The WWII connections go deeper than cocktails named after famous historical figures… Beneath the Stafford London’s main house lie a network of tunnels build in the 17th century that were used during wartime and now house the wine collection. You can take a candlelight tour of the wine cellar with master sommelier Gino Nardella; you’ll see some very valuable bottles and receive a history lesson as you pass by some displays that recall the history of the location. Passing back to the ground level brings you to the entrance of the hotel’s restaurant, The Game Bird, which continues the quintessentially British spirit of the property.
The Game Bird prides itself on using the finest seasonal ingredients from local artisanal producers. Promising a ‘theatre of the senses’, the menu features British classics and modern twists in a relaxed setting of comfortable club chairs and elegant banquette in neutral colours, arranged around a small champagne bar. Waiter Alpay and sommelier Giorgio were very informative about our menu and wine choices – to the point that I completely changed my planned appetiser on a whim after hearing about the in-house Balvenie whisky smoked salmon. This arrived to the table on a trolley and I was able to select from garnishes such as egg yolk or white, horseradish crème fraiche, and cucumber and dill pickle. The salmon was well-flavoured, but not overpowered by the process and the fresh and well balanced Chablis Premier Cru “Vaillons” 2016 wine from Simonnet-Febvre that accompanied.
The same wine was a good pairing for Charlotte’s chicken and duck liver parfait – a light mousse with rich irony flavour, served with an interestingly perfumed pear chutney and toasted brioche. Continuing with the winged theme, Charlotte continues with the signature dish ‘The Game Bird’, comprising roast pigeon, braised leg, cabbage, parsnip and “Bullshot”, which turned out to be a twist on the warming drink favoured by shooting parties in autumn. My main course was another game disch, this time venison, served beautifully rare with a savoury dark chocolate sauce, pommes puree, mushrooms and blackberries. Embracing the coming autumn, this was an excellent dish for a chilly night, with just the right combination of substance and finesse.

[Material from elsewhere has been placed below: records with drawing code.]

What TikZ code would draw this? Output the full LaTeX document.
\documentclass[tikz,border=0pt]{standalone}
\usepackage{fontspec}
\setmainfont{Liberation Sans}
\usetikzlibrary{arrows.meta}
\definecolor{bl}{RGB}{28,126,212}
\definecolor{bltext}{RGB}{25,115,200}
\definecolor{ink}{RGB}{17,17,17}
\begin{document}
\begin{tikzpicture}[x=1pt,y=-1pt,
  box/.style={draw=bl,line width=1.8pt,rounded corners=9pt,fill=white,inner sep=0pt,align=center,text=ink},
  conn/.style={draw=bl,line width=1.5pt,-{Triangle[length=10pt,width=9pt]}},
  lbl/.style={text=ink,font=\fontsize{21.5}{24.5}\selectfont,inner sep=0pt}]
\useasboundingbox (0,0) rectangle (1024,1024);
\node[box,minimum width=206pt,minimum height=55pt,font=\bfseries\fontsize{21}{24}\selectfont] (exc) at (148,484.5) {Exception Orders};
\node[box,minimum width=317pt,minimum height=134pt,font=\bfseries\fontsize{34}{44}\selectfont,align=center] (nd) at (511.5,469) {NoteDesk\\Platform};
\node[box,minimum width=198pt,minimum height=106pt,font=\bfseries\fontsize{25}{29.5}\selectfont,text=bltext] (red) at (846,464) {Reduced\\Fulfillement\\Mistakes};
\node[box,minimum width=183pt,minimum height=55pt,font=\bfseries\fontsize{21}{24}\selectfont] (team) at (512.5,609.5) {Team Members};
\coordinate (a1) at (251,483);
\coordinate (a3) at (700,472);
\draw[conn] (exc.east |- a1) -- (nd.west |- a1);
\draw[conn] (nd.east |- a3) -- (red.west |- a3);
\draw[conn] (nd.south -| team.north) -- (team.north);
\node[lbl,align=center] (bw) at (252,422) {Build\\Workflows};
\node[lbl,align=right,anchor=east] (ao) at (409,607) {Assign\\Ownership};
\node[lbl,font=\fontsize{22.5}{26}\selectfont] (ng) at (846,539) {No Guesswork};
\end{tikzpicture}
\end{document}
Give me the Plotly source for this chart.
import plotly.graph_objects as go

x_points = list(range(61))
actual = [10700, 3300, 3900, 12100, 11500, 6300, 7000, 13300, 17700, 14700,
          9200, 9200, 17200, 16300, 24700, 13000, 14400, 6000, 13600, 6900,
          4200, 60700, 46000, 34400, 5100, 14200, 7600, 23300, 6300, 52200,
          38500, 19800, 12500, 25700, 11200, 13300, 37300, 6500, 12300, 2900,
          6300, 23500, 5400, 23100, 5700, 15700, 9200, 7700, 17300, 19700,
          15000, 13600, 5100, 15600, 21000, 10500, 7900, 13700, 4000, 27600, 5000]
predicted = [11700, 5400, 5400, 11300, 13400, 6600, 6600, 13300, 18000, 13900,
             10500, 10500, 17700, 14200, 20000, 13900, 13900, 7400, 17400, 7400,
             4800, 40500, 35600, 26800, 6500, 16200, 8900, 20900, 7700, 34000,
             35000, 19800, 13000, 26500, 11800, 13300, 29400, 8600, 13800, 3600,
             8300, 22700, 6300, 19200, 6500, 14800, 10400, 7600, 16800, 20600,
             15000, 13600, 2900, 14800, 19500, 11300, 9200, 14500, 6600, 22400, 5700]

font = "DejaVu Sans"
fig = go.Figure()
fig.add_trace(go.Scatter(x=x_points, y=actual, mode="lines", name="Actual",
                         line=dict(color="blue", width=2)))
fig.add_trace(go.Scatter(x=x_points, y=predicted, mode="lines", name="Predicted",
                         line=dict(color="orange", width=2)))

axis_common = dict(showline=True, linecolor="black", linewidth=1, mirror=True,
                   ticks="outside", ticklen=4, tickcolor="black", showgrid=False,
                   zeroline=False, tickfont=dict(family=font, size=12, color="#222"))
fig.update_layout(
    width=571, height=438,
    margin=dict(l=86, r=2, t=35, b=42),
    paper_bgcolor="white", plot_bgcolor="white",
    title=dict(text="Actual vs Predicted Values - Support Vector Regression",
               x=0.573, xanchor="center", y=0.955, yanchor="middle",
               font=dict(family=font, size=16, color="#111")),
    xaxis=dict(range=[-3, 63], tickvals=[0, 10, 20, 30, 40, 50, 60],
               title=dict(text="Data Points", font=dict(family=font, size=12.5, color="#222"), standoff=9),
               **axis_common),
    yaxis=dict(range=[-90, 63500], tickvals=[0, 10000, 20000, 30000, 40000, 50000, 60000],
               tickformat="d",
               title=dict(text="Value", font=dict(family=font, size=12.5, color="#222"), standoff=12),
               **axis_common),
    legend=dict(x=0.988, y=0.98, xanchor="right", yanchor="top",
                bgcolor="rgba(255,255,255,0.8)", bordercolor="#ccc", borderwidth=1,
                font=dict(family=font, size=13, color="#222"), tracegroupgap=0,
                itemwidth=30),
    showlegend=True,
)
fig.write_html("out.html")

We, as ever, insisted upon a cheese interlude and were able to choose from a trolley – an increasingly rare treat, even in the finest of restaurants – a red Leicester, a cheddar and my new favourite, a rich and creamy Tunworth. In this most British of establishments, a 20 year aged Graham’s tawny port was served alongside the cheese; I began to put the last nostalgia for summer well and truly behind me as I was reminded of the delicious warm spirits and delectable dining that winter brings. Even the ‘Pudding Menu’ has an irrepressible Britishness to it and it even features a classic syrup sponge pudding. I opted for the dark chocolate mousse, which had a decadent density to it, while Charlotte selected the salted caramel soufflé – she was impressed by the way in which the salt came through the sweetness. A Moscato d’Asti ‘Moncucco’ and Capricho do Camilo Castilla muscatel were the wine choices, a sweet Italian end to a hearty British dinner.

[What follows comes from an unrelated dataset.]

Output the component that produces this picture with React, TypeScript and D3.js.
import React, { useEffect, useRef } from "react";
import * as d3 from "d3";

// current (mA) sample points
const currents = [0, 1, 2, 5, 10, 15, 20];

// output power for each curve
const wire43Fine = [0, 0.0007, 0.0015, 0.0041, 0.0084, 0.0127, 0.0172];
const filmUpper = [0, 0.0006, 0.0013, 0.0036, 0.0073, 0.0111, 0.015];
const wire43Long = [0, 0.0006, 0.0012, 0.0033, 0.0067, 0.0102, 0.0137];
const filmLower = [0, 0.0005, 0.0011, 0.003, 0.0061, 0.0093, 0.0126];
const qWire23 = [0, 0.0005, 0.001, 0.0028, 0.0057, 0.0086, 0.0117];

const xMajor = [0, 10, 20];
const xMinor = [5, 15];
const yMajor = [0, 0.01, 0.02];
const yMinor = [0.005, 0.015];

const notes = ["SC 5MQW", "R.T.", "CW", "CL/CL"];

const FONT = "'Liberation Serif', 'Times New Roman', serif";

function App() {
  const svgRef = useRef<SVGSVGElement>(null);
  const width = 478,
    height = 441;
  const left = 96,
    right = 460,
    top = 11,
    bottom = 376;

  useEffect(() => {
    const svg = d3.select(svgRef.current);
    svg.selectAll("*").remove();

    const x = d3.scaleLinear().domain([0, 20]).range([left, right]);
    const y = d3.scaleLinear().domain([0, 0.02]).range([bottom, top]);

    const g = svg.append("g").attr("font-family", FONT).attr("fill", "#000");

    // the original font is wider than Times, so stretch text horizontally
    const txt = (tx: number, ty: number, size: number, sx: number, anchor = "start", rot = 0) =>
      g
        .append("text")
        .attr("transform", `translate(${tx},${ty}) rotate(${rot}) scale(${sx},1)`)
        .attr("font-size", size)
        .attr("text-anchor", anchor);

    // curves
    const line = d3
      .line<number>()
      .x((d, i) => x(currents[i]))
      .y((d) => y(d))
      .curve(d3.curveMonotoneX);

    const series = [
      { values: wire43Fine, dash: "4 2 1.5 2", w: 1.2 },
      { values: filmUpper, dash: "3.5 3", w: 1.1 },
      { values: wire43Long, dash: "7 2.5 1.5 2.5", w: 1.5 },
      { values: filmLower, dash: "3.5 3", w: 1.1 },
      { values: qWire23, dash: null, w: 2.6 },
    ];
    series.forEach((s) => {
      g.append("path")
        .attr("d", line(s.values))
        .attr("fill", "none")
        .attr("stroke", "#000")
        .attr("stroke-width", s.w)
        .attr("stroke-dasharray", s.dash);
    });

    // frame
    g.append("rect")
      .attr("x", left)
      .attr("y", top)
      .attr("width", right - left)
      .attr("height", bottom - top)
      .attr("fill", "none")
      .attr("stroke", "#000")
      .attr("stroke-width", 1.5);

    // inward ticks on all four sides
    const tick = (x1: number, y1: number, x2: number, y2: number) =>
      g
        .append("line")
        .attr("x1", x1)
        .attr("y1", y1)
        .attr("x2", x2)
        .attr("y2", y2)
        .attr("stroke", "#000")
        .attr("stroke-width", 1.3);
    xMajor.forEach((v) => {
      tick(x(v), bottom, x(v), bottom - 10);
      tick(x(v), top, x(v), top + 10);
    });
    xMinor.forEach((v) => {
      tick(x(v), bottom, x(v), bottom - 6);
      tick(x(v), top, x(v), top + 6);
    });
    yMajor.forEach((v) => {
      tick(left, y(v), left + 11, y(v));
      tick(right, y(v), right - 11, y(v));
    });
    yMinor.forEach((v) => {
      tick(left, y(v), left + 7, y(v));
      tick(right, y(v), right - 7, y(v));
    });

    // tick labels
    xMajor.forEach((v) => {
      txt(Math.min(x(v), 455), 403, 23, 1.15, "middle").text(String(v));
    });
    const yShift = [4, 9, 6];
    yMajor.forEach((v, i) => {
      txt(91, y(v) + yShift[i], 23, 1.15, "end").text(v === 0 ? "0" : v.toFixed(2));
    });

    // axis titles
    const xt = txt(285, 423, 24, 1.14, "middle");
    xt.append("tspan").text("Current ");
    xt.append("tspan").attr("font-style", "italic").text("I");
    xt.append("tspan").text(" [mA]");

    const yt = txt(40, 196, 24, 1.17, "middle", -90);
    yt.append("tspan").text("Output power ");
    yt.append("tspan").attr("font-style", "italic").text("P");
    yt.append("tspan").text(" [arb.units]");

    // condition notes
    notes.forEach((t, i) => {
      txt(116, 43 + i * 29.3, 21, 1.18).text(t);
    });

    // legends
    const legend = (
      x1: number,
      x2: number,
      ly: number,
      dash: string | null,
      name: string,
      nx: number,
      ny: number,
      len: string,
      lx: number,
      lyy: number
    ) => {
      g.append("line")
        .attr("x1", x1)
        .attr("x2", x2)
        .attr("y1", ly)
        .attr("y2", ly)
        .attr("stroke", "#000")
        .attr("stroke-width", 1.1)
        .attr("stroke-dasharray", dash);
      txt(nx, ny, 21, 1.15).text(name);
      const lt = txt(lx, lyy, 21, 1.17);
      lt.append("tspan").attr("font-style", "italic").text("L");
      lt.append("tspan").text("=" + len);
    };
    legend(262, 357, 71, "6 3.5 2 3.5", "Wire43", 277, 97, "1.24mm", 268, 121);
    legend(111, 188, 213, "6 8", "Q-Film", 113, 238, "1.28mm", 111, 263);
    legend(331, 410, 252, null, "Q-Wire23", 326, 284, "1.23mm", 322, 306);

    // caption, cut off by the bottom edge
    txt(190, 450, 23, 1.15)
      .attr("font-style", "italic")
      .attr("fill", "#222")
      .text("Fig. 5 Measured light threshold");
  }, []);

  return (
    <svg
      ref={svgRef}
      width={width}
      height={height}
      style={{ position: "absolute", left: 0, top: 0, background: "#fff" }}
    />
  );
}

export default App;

Having London on one’s doorstep, yet still the feeling of being in one’s own place of residence, is the ideal situation for exploring the city over the course of a couple of days. The Stafford London Hotel is traditional establishment which has found ways to combine the aspects of Britishness adored by tourists with some modern flair. This creates the Holy Grail of London hospitality, combining the grandness of a city townhouse in a fabulously convenient location with the comfort of a cosy chair by the fire a country hunting lodge. Like one of Salvatore’s cocktails, The Stafford London Hotel has found the perfect blend.